En plus d’être un fin connaisseur du droit, notamment international, vous avez été membre de la Haute autorité du Parti socialiste. Il y a eu les primaires de 2011, puis celles de Marseille et plus récemment celle de la droite. Quel bilan tirez-vous de leur mise en place en France ?

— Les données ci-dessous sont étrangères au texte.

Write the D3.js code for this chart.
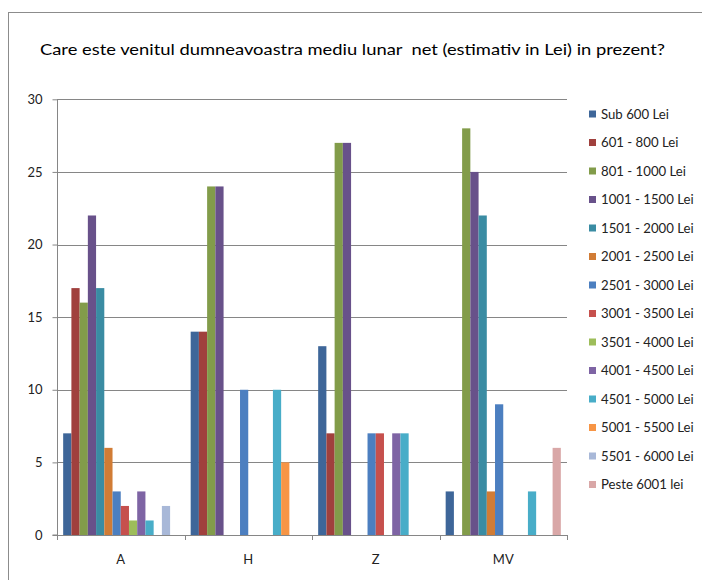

C’est un progrès démocratique dicté par la qualité médiocre de la vie politique interne des partis. Par leur baisse de recrutement, par leur déficience organisationnelle et leurs compétitions internes mettant en danger leur existence même et leur réputation auprès des citoyens. Je ne sais pas aujourd’hui si les primaires correspondent à un progrès voulu ou contraint. Mais dans tous les cas, c’est un progrès pour les citoyens. Au moins leur demande-t-on leur avis pour sélectionner des candidats, ce que les partis se révèlent incapables à faire. Ceux qui disent : »les primaires c’est le risque d’un affrontement public », ceux-là oublient complètement ce qu’était la vie des partis avant même qu’on organisa les primaires. Les congrès des deux principaux partis, gauche et droite, se sont révélés un véritable capharnaüm, sous le regard ahuri des citoyens. Les partis n’ont plus d’autres solutions que de solliciter des électeurs pour se mettre à l’abri du regard impitoyable des électeurs eux-même. Les électeurs sont devenus des gardiens de la vie étique des partis. Donc les primaires sont un progrès démocratique et d’une certaine manière aussi, le cache-misère des partis.